◆ Instructions for the task: Using the material below, copy every line where "chart" appears.

◆ Data excerpt:
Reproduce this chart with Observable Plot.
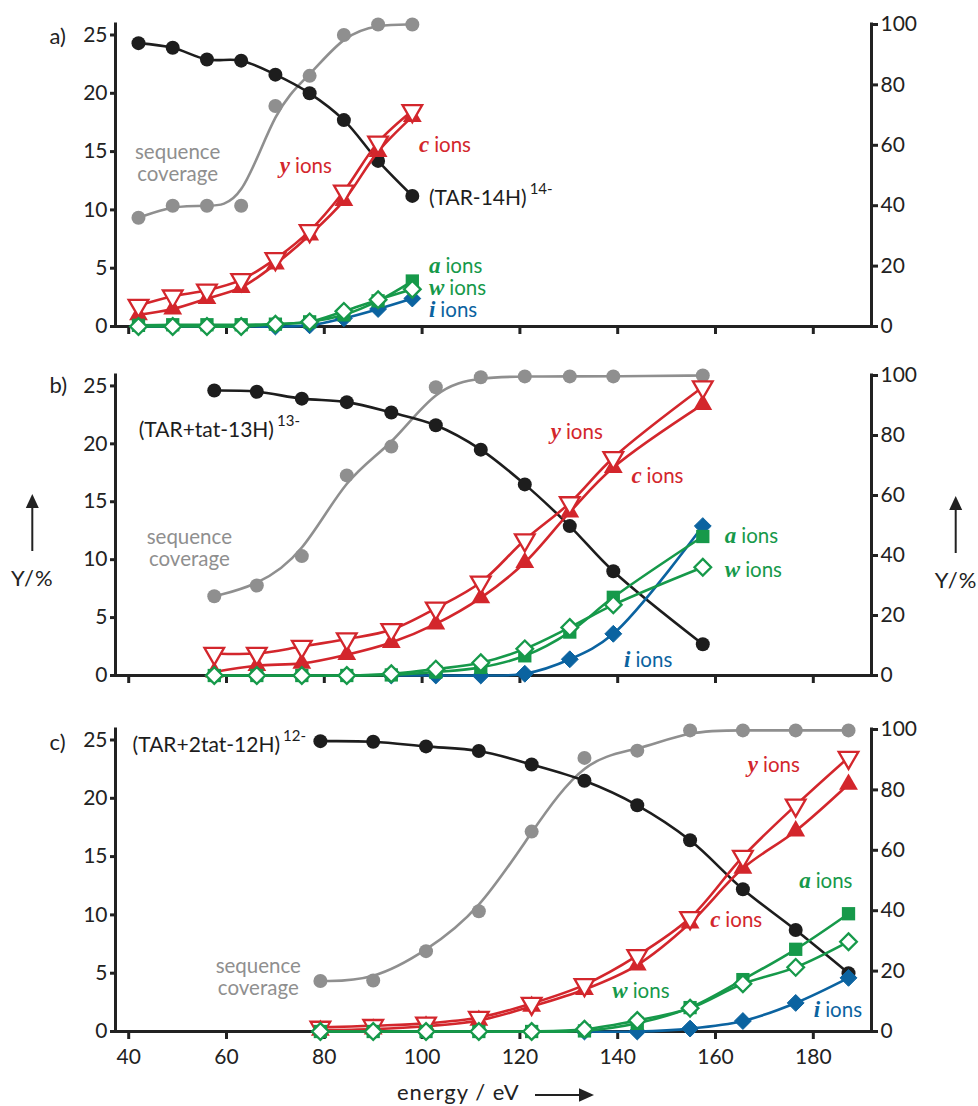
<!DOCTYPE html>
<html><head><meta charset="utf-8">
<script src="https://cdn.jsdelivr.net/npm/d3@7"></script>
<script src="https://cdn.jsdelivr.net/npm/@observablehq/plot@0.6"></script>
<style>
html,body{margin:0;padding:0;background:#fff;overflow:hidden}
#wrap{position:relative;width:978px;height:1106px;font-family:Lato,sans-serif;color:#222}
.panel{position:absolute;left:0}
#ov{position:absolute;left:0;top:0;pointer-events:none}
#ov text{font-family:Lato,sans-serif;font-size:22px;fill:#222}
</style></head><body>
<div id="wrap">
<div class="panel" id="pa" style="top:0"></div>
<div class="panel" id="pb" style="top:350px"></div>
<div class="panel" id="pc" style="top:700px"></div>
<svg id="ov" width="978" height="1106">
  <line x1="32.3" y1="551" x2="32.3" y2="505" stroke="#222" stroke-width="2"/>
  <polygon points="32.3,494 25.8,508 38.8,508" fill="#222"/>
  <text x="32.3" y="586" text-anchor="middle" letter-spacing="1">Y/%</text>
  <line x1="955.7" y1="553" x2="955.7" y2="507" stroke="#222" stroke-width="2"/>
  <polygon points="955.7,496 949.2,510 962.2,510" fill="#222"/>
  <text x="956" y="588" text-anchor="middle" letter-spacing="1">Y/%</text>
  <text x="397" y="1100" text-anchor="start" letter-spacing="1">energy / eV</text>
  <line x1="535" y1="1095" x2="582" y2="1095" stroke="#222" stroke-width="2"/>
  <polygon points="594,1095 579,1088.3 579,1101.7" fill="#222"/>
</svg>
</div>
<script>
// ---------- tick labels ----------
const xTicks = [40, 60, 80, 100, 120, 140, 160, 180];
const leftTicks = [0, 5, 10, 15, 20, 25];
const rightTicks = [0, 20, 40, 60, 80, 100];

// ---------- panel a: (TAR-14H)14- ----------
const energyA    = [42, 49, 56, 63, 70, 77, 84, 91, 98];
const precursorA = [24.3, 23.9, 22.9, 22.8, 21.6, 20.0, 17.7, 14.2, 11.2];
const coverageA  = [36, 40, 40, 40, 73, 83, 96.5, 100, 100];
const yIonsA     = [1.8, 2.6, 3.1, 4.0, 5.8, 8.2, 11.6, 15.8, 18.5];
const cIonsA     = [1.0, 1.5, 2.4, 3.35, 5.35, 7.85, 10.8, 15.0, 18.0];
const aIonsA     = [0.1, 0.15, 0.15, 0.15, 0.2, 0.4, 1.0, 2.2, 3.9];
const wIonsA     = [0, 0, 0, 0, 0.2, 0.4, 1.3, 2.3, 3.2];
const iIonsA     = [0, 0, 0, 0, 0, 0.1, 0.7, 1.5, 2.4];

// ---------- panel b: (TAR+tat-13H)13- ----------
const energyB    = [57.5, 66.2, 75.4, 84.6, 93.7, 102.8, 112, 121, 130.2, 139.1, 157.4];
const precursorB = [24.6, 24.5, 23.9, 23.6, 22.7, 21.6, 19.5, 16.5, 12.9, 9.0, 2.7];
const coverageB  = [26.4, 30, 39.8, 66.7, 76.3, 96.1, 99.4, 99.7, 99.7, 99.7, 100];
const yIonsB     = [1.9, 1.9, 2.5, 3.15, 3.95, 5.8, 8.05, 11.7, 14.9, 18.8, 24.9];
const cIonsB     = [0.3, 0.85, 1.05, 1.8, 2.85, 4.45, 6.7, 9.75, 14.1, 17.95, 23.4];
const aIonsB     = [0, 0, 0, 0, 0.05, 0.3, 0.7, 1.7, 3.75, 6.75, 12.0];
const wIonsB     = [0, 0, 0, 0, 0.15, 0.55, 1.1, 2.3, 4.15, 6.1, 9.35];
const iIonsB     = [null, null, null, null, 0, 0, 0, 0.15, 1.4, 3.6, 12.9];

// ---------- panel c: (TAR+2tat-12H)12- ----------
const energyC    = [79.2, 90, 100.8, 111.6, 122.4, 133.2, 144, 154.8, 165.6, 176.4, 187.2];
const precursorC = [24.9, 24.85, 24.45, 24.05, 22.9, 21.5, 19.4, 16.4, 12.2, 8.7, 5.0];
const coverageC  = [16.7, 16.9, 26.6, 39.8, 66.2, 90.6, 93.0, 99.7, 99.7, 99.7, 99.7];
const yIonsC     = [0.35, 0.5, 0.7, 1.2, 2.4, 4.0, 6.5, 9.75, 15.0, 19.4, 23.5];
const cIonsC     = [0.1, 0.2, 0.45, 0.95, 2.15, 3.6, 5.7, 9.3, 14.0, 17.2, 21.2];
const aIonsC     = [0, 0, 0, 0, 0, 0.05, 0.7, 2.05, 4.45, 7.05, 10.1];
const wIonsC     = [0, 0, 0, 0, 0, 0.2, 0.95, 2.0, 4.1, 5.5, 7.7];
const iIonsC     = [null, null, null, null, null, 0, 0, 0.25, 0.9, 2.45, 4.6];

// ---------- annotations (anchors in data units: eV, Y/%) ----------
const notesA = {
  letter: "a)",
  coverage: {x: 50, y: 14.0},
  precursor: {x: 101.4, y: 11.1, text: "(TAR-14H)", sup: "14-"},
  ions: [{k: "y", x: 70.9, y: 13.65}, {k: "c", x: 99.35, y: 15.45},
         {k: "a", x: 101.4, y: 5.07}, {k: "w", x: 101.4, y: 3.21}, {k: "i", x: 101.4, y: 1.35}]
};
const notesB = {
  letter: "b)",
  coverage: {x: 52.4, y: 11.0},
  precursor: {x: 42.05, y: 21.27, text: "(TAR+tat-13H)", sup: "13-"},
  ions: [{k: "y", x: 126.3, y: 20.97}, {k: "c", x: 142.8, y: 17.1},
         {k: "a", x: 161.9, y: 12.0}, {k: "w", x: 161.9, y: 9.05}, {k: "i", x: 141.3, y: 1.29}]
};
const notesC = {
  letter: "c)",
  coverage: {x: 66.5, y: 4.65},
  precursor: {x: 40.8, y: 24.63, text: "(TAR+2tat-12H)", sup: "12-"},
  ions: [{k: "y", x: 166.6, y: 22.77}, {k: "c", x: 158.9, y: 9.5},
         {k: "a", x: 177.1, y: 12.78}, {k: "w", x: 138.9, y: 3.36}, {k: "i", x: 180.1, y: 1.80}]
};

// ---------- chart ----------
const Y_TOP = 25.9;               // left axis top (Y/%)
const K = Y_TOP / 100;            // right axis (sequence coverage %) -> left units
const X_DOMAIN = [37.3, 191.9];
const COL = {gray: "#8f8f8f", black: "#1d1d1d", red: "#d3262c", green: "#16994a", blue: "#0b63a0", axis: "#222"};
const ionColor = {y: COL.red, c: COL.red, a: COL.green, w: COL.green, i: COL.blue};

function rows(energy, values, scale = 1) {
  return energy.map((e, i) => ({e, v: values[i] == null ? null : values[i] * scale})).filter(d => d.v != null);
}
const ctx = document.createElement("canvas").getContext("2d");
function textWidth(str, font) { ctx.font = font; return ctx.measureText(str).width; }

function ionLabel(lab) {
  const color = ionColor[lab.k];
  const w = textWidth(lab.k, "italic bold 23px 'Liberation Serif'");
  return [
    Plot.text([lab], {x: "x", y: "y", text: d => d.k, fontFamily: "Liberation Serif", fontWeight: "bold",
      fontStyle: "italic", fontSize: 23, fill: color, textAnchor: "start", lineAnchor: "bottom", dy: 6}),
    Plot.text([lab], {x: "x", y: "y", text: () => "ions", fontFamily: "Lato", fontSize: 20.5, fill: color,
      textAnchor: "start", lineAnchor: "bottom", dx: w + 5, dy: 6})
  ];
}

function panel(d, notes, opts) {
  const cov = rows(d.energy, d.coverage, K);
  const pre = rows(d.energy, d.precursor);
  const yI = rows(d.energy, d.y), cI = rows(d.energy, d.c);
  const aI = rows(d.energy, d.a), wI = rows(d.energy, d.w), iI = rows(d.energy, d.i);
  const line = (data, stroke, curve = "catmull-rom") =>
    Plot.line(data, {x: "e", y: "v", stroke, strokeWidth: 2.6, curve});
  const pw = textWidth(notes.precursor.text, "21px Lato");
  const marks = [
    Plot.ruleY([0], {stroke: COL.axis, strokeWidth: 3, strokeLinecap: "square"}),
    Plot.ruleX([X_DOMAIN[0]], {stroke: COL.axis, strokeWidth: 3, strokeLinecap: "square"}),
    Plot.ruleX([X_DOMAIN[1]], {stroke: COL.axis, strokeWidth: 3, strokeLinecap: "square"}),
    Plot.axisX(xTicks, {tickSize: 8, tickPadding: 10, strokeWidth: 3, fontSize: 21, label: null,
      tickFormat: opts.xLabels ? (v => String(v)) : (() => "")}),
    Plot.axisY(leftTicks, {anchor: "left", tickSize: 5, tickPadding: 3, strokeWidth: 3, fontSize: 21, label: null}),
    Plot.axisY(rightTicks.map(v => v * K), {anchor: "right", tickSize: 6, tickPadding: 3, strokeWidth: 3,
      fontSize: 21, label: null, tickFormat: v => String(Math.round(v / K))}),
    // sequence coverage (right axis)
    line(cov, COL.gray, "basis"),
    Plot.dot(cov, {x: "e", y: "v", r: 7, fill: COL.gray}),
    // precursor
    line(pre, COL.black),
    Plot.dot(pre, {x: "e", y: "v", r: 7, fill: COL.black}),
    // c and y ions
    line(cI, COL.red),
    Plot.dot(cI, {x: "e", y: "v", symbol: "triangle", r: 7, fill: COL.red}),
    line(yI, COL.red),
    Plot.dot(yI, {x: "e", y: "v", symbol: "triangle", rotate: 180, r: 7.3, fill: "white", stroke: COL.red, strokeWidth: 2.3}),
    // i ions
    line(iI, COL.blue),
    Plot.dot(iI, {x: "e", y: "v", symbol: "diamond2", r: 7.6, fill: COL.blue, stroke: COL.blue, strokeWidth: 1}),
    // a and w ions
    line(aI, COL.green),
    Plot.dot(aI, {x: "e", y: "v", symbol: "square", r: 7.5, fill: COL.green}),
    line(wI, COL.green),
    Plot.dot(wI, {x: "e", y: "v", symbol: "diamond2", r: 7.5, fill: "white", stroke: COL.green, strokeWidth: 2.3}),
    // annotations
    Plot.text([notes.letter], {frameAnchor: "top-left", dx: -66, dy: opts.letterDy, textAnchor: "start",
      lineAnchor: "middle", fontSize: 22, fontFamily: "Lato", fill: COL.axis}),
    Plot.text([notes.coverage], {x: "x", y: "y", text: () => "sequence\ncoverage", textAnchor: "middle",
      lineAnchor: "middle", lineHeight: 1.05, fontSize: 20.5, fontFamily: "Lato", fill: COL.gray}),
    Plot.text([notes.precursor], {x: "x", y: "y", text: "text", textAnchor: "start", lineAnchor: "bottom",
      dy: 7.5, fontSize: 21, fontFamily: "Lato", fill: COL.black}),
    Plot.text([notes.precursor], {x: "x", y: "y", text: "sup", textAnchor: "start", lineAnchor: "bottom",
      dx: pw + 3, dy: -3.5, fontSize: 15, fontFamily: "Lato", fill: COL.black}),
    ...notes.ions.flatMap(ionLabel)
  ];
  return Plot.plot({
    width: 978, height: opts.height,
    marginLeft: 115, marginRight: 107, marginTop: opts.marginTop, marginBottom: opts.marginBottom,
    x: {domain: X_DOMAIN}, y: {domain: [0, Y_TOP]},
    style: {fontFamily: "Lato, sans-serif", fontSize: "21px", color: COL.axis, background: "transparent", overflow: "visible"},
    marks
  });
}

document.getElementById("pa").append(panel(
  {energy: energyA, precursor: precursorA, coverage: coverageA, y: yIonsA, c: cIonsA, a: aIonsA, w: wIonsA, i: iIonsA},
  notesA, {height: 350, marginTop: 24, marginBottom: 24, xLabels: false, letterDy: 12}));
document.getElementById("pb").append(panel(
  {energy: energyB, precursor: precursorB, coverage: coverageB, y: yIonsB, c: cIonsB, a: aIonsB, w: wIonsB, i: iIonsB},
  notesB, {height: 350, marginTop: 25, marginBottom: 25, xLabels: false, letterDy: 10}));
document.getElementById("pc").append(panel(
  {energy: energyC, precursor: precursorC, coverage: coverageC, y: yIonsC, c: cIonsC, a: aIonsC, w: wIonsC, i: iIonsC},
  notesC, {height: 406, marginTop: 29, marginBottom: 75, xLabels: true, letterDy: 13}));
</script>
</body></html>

◆ Output of the task:
Reproduce this chart with Observable Plot.
// ---------- chart ----------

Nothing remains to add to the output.